May 26, 2011 at 8:30 am
A Service called 'Test Service' with (SVCTest as sid) is running on Server1 and is running as ‘local system account’. This service sid has been added to SQL Server on Server1 as “NT Service\SVCTest” with required access on SQL server. When an attempt is made to run a script via remote web based application interface, the script is designed to use the 'Test Service' to execute the task on Server1 fails due to a logon failure “unknown user name/anonymous login”. However, If 'Test Service' is run under a domain account (and if the domain account, not service sid, is added in SQL Server with required access), it works fine. The requirement is to grant minimal access to the 'Test Service'.
So the question is if this is even acheivable? The answer in the case of SQL Agent (NT Service\SVCAgent -default sql server sid for sql server agent) works.
May 26, 2011 at 9:04 am
I think you might be misunderstanding the concept of least privilege. Using a domain account which is just a user is perfectly fine. The problem you are describing (provided I read it right) is that you are trying to do a trusted connection to SQL from another box but use that other boxes local users. That isn't going to happen..
My recommendation:
1. Set the service to run as a domain account, this domain account will not belong to any domain level groups EXCEPT: Domain Users
2. On the machine that the service runs on that domain account will NOT be added to the local Administrators group. It will likely be granted the Log on as a service right.
Trusted connectivity requires a common trust element, in this case the domain. Think of it this way, if you just met someone you don't trust them, however, if a mutual friend setup the meeting you have a certain level of trust.. The domain is that friend..
Clear?
CEWII
May 26, 2011 at 9:24 am
I think Elliot has good advice here. I'm not sure what happens here with the Local System account. Typically you run that for various services, but not necessarily those that connect to SQL Server.
How did you add this to SQL Server? Do you have the code/steps?
May 26, 2011 at 9:44 am
Local users and local system have no security context outside of the local server (local, get it). Therefore when trying to connect to resources on other machines they can't provide a security context.
CEWII
May 26, 2011 at 10:07 am
I think that the OP said both SQL and the custom service are on the same machine (Server1) in this case. Your point is valid, and since services can move, it's why I'd recommend a domain user account as well.
May 26, 2011 at 10:44 am
I didn't get that from what he wrote Steve, could be...
CEWII
May 26, 2011 at 12:35 pm
"that you are trying to do a trusted connection to SQL from another box but use that other boxes local users."
No, the "Test Service" is on the same Server1 which has SQL Server as well.
Please ignore the last sentence "The requirement is to grant minimal access to the 'Test Service'."
I dont know if my example was clear enough!!
if you double click any service in the services.msc, Every Service has a Service Name, that was added to SQL Server using the normal 'add login' method in SSMS (the login was added as "NT Service\<ServiceName>").
FAILed:
A service was set to run under "local system account".
That service was fired (on Server1) via a script, to execute a task on SQL Server (on Server1) from Remote web app. prior to that, the "Service Name" was added to SQL Server by the above method.
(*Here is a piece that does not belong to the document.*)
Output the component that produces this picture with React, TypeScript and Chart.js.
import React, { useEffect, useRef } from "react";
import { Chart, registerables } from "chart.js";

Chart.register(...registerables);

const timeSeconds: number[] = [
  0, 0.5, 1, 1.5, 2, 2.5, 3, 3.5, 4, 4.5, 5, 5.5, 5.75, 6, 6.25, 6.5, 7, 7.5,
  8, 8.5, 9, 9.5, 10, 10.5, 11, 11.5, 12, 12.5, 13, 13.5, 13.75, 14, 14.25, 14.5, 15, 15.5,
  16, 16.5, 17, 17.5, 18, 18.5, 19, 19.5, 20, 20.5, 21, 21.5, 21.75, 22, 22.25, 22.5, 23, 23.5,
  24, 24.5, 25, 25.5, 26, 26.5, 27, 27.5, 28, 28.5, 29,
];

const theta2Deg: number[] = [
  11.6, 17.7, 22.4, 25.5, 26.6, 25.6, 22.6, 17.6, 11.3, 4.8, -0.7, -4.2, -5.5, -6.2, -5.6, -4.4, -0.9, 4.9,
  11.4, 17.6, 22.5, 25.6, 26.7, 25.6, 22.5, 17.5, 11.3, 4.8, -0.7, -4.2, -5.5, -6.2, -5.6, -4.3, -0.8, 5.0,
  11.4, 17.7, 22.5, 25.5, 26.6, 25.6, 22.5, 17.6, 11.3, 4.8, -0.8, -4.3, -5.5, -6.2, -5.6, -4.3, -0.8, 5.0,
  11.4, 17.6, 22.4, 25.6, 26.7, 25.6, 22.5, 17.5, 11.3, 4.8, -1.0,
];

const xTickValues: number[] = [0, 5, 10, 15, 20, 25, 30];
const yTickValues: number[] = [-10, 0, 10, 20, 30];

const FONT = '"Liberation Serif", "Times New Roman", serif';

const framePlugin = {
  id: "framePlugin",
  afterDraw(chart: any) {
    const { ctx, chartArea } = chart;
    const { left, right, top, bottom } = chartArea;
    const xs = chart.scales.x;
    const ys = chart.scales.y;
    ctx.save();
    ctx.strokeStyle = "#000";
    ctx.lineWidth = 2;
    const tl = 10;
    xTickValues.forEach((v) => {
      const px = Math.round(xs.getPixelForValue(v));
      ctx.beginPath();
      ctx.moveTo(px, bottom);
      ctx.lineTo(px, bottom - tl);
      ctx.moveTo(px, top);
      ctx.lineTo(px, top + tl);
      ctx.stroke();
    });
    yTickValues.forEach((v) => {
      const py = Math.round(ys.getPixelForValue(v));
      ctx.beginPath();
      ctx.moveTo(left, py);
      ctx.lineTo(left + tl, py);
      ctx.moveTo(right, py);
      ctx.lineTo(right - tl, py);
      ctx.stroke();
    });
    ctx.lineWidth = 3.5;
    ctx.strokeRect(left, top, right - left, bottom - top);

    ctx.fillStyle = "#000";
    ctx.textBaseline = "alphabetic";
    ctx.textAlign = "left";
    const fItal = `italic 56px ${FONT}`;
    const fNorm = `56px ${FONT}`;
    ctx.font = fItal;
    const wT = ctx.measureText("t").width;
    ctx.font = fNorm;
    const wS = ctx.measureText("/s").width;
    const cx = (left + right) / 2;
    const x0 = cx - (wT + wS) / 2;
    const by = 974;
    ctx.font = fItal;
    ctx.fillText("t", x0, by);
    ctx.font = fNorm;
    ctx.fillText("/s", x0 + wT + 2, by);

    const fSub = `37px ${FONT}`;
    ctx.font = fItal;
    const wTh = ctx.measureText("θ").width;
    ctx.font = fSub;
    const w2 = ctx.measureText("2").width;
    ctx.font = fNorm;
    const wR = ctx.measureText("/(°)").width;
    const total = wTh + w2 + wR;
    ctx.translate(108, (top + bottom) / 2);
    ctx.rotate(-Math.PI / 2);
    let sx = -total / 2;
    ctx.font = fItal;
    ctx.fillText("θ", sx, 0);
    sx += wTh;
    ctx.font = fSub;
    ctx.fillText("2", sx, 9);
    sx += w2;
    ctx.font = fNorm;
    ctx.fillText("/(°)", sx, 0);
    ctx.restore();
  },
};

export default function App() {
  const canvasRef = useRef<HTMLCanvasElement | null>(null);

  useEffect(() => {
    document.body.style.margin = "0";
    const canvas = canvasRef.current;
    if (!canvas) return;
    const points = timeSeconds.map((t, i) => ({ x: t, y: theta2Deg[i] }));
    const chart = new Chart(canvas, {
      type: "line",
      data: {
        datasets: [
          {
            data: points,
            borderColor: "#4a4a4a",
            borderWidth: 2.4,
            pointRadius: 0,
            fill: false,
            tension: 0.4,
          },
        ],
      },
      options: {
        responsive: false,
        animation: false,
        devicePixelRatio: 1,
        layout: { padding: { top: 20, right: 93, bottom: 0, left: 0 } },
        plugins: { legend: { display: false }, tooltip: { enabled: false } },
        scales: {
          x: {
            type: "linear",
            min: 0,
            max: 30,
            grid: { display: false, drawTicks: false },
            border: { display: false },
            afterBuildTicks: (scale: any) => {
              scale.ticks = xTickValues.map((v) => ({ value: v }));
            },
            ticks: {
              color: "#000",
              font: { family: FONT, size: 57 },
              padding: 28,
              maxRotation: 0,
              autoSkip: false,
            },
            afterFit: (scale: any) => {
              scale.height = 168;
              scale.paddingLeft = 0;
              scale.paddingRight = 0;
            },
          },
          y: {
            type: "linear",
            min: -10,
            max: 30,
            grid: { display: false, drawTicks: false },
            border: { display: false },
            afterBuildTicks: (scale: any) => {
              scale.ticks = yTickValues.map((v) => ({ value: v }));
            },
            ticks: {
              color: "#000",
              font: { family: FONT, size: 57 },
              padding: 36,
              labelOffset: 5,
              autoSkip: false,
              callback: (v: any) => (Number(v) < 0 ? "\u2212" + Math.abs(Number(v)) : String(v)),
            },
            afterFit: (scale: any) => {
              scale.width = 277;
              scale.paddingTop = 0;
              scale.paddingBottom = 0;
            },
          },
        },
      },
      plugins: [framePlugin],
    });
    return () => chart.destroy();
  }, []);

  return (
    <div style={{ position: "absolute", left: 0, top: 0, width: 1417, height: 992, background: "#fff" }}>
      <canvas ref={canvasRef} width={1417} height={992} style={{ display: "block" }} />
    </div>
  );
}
The script failed due to a logon failure.
Success:
A service was set to run under "domain account".
same method to fire the script on Server1 to execute a task on SQL Server on server1 from remote web app. prior to execute, the above 'domain account' was added to SQL server - this works.
Goal is to acheive this with local system account to avoid using a domain account, reasons are many, as to pwd policy, pwd in script, and other limitations...etc...
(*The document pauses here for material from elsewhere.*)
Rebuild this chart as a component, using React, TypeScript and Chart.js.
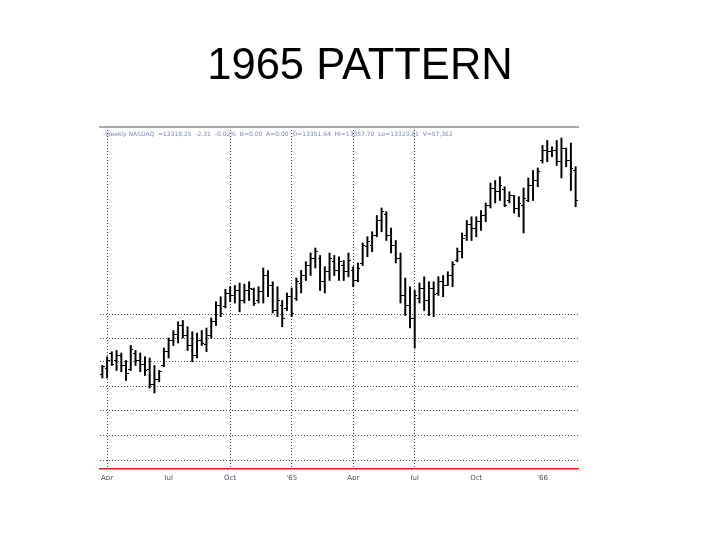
import React, { useEffect, useRef } from "react";
import { Chart, registerables } from "chart.js";

Chart.register(...registerables);

// ---- data (weekly bars, late Mar 1964 .. Feb 1966) ----
const highs = [
  798, 805, 809, 810, 808, 802, 814, 810, 808, 805, 804, 798, 794, 812, 820, 826, 833, 834, 829, 825,
  824, 826, 828, 836, 849, 853, 859, 861, 862, 864, 863, 865, 860, 861, 876, 874, 865, 861, 850, 856,
  860, 868, 874, 881, 888, 892, 886, 877, 888, 886, 885, 882, 888, 877, 880, 896, 901, 905, 918, 924,
  921, 908, 898, 888, 868, 861, 858, 864, 869, 865, 865, 869, 870, 873, 881, 892, 904, 914, 917, 917,
  922, 928, 944, 946, 949, 941, 937, 934, 933, 940, 948, 954, 956, 974, 978, 973, 978, 980, 972, 976,
  957,
];
const lows = [
  788, 788, 798, 794, 793, 786, 794, 798, 793, 790, 780, 776, 785, 797, 804, 814, 816, 820, 810, 801,
  804, 814, 809, 820, 830, 837, 844, 849, 848, 841, 848, 850, 846, 848, 848, 853, 840, 837, 829, 842,
  837, 850, 856, 866, 870, 876, 858, 856, 866, 870, 866, 866, 869, 861, 865, 878, 885, 889, 901, 905,
  898, 888, 880, 848, 838, 828, 812, 848, 842, 838, 837, 854, 853, 862, 861, 881, 884, 898, 898, 901,
  906, 913, 924, 928, 930, 925, 928, 920, 917, 904, 929, 930, 941, 960, 961, 965, 958, 948, 957, 938,
  925,
];
const opens = [
  791, 796, 808, 802, 806, 798, 795, 808, 802, 799, 795, 783, 787, 798, 809, 818, 823, 830, 822, 814,
  806, 818, 815, 822, 833, 846, 845, 856, 854, 858, 850, 858, 859, 850, 857, 870, 862, 842, 846, 844,
  853, 852, 864, 870, 878, 884, 884, 865, 873, 881, 874, 878, 873, 874, 866, 880, 893, 894, 902, 914,
  919, 902, 894, 884, 854, 846, 836, 852, 860, 850, 860, 856, 865, 862, 870, 882, 889, 902, 911, 908,
  913, 918, 926, 940, 937, 939, 930, 934, 924, 926, 930, 942, 946, 962, 970, 969, 970, 961, 972, 962,
  954,
];
const closes = [
  797, 802, 799, 806, 798, 792, 811, 802, 799, 794, 783, 787, 793, 809, 818, 823, 830, 822, 814, 806,
  818, 816, 822, 833, 846, 840, 856, 854, 858, 850, 858, 860, 848, 857, 870, 862, 842, 850, 836, 853,
  840, 865, 870, 878, 884, 889, 865, 873, 884, 874, 881, 873, 882, 866, 876, 894, 897, 902, 914, 921,
  902, 894, 884, 854, 846, 836, 854, 860, 850, 860, 855, 865, 862, 870, 879, 889, 900, 911, 908, 913,
  918, 926, 940, 937, 942, 926, 934, 924, 928, 932, 942, 946, 953, 970, 969, 970, 961, 972, 962, 956,
  930,
];

const startWeek = "1964-03-27";
const tickWeeks = [1, 14, 27, 40, 53, 66, 79, 93];
const tickLabels = ["Apr", "Jul", "Oct", "'65", "Apr", "Jul", "Oct", "'66"];
const gridWeeks = [1, 27, 40, 53, 66];
const gridValues = [722, 742, 762, 781, 801, 820, 839];
const yMin = 715.2;
const yMax = 988.8;

const titleText = "1965 PATTERN";
const headerText =
  "-Weekly NASDAQ  =13318.25  -2.31  -0.02%  B=0.00  A=0.00  O=13351.64  Hi=13357.70  Lo=13323.81  V=57,362";

function buildWeeks(): string[] {
  const out: string[] = [];
  const d0 = new Date(startWeek + "T00:00:00Z");
  for (let i = 0; i < highs.length; i++) {
    const d = new Date(d0.getTime() + i * 7 * 86400000);
    out.push(d.toISOString().slice(0, 10));
  }
  return out;
}

function makeTick(side: "left" | "right"): HTMLCanvasElement {
  const c = document.createElement("canvas");
  c.width = 5;
  c.height = 1;
  const g = c.getContext("2d")!;
  g.fillStyle = "#000";
  if (side === "left") g.fillRect(0, 0, 2, 1);
  else g.fillRect(3, 0, 2, 1);
  return c;
}

const headerPlugin = {
  id: "headerText",
  afterDatasetsDraw(chart: any) {
    const { ctx, chartArea } = chart;
    ctx.save();
    ctx.font = "6px 'DejaVu Sans'";
    ctx.fillStyle = "#7b88a8";
    ctx.textBaseline = "middle";
    ctx.textAlign = "left";
    ctx.fillText(headerText, chartArea.left + 3, chartArea.top + 7);
    ctx.restore();
  },
};

export default function App() {
  const ref = useRef<HTMLCanvasElement | null>(null);

  useEffect(() => {
    if (!ref.current) return;
    const weeks = buildWeeks();
    const leftTick = makeTick("left");
    const rightTick = makeTick("right");

    const chart = new Chart(ref.current, {
      type: "bar",
      data: {
        labels: weeks,
        datasets: [
          {
            type: "bar",
            label: "range",
            data: lows.map((l, i) => [l, highs[i]]) as any,
            backgroundColor: "#000",
            barThickness: 1.3,
            grouped: false,
            borderWidth: 0,
          } as any,
          {
            type: "line",
            label: "open",
            data: opens,
            showLine: false,
            pointStyle: leftTick as any,
            pointRadius: 2,
          } as any,
          {
            type: "line",
            label: "close",
            data: closes,
            showLine: false,
            pointStyle: rightTick as any,
            pointRadius: 2,
          } as any,
        ],
      },
      options: {
        responsive: false,
        animation: false,
        devicePixelRatio: 1,
        layout: { padding: { left: 100, right: 100, top: 0, bottom: 60 } },
        plugins: {
          legend: { display: false },
          tooltip: { enabled: false },
          title: {
            display: true,
            text: titleText,
            color: "#000",
            font: { family: "'Liberation Sans', Arial, sans-serif", size: 43.5, weight: "normal", lineHeight: 1.2 },
            padding: { top: 41, bottom: 33.8 },
          },
        },
        scales: {
          x: {
            type: "category",
            offset: true,
            grid: {
              display: true,
              offset: false,
              drawTicks: false,
              color: (c: any) => (gridWeeks.includes(c.index) ? "#444" : "rgba(0,0,0,0)"),
              lineWidth: 1,
            },
            border: { display: true, color: "#e81c1c", width: 1.6, dash: [1, 2] },
            ticks: {
              autoSkip: false,
              maxRotation: 0,
              minRotation: 0,
              padding: 5,
              color: "#4a5060",
              font: { family: "'DejaVu Sans'", size: 7 },
              callback: (_v: any, i: number) => {
                const k = tickWeeks.indexOf(i);
                return k >= 0 ? tickLabels[k] : "";
              },
            },
            afterFit: (s: any) => {
              s.height = 11;
            },
          },
          xTop: {
            type: "category",
            position: "top",
            offset: true,
            grid: { display: false, drawTicks: false },
            ticks: { display: false },
            border: { display: true, color: "#aaa", width: 2 },
            afterFit: (s: any) => {
              s.height = 0;
            },
          },
          y: {
            type: "linear",
            min: yMin,
            max: yMax,
            grid: { display: true, drawTicks: false, color: "#555", lineWidth: 1 },
            border: { display: false, dash: [1, 2] },
            ticks: { display: false },
            afterBuildTicks: (s: any) => {
              s.ticks = gridValues.map((v) => ({ value: v }));
            },
            afterFit: (s: any) => {
              s.width = 0;
            },
          },
          yR: {
            type: "linear",
            position: "right",
            grid: { display: false, drawTicks: false },
            ticks: { display: false },
            border: { display: false },
            afterFit: (s: any) => {
              s.width = 42;
            },
          },
        },
      } as any,
      plugins: [headerPlugin],
    });
    return () => chart.destroy();
  }, []);

  return (
    <div style={{ position: "fixed", left: 0, top: 0, width: 720, height: 540, background: "#fff" }}>
      <canvas ref={ref} width={720} height={540} />
    </div>
  );
}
Thanks for your responses.
i have an attachment, see if you can access it. I know you guys already got what i am trying to acheive, but, sometimes it helps.
Zak
May 26, 2011 at 2:10 pm
you don't add the service name. You add the account under which the service runs. Those are separate things.
The service name is just meta data, like the full name for a user account. It has no security.
May 26, 2011 at 2:19 pm
Ok,
Can you tell me where you found information that said you could use NT SERVICE\Service Name to grant access to SQL, I haven't seen that before and my google search didn't immediately show it either.
While it is desireable to not have to worry about passwords I'm thinking you aren't going to get a choice. I did want to note, that if you use trusted security AND you log your service in as a domain account the password will only be contained in the service credentials, the script should never even need to know about the login credentials to the server.
As I see the question, "Is there a way to allow a service running as 'local system' to login as trusted to a local SQL Server?"
I found this article that kind of covers the rights that local system has:
http://msdn.microsoft.com/en-us/library/ms684190(v=vs.85).aspx
And this article that covers the differences between local system, local service, and network service:
http://msdn.microsoft.com/en-us/library/ms143691.aspx
I think all this comes down to the built-in accounts do not have identities that can be granted rights directly. Add a domain user with an insanely painful password and exempt it from the password change requirement. However, STILL change it periodically, 6-12 months should be fine.
Sorry, it may not be what you want, but I don't see any way around it.